Before I rebundle myself with my poultry and produce, I call my sister and friends screaming, “Guess who’s reporting for New York magazine?!” Rach wants to FedEx me my favorite backless dress. Shelley texts me one “OMFG” after another. Even the security guard at Sur La Table congratulates me. I consider calling Chef, but I don’t want to ruin this happy moment with drama. The assignment is not the story of a lifetime or the cure for cancer; it’s not even going to pay for tonight’s food and flowers. But it’s nice to catch a break.
High on life and because the bus is a real bummer, I splurge for a taxi to the El Royale, the fabulous, fabled building in Hancock Park, where Dara lives with her boyfriend. I let myself into their apartment and connect my iPod to their speakers to listen to a song called “Start a War” by the National. I’ve been listening to it nonstop. The lyrics remind me so much of Chef; how we once expected such an extraordinary life together, and now we’re barely hanging on.
We expected something, something better than before, we expected something more. I crack open the windows and pull back my hair. I lay out the recipes for my herb-crusted chicken and mustardy potatoes. I pour a glass of wine.
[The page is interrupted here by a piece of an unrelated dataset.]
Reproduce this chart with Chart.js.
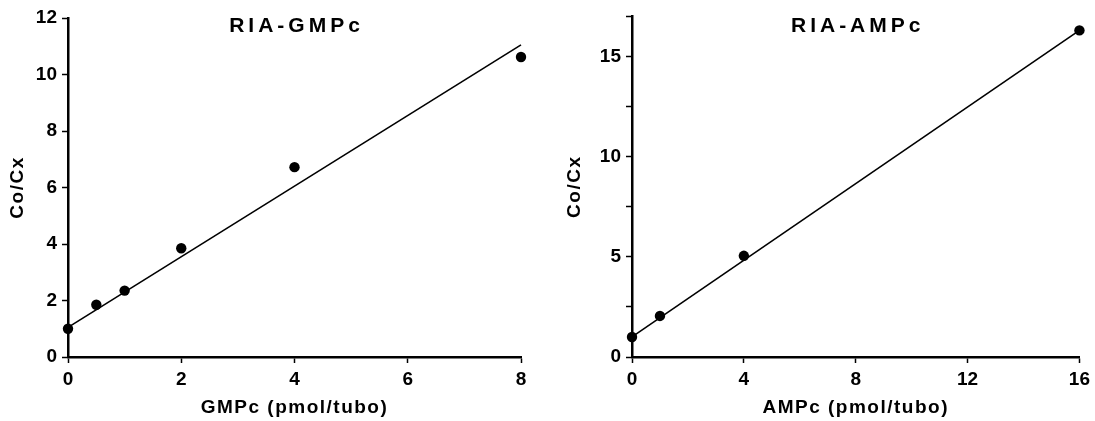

Do you really think you can just put
it in a safe, behind a painting, lock it up, and leave? I decide that I’ll improvise the salad. I smell the parsley and rosemary, close my eyes, and think of our garden. Walk away now and you’re gonna start a war.
By the time Dara comes home, I’ve done most of the prep work, cleaned my dishes, and am able to display some level of composure. The hard part is over, but I’m still sort of scared. She comments on how amazing the apartment smells, which gives me a small boost of confidence, especially coming from her. We have an hour before the guests arrive. Together, we set the table with a blue-and-white-toile tablecloth and a large vase of sprouting sunflowers. We light a few unscented candles and talk about what’s been going on. As overexteneded as her own life is, Dara is the first person to help her straggler-artsy friends find apartments, land jobs, and get laid. She hands me a set of all her keys—to the house, Mini Cooper, and bike lock, as well as the membership card to the studio where she practices yoga, which she advocates that I use whenever I want. She also wants to fix me up. This is Dara’s way of showing love, and as always, I am touched.
I tell her I don’t want to meet guys while I’m in town, and please not to push it. This is not a matter of morality; in theory, I am not above a little indiscretion (a hot kiss from a dark stranger, some meaningless sex) while Chef and I are summering in the gray. What’s wrong with a steamy one-night stand after all the hell I’ve been through? In fact, I would feel very cool acting all Parisian and polyamorous, lifting my flowery frocks high up above my head. I’m just not in the mood. Orgies of avocados, cherry tomatoes, and toasted pine nuts are all I want to fantasize about for now.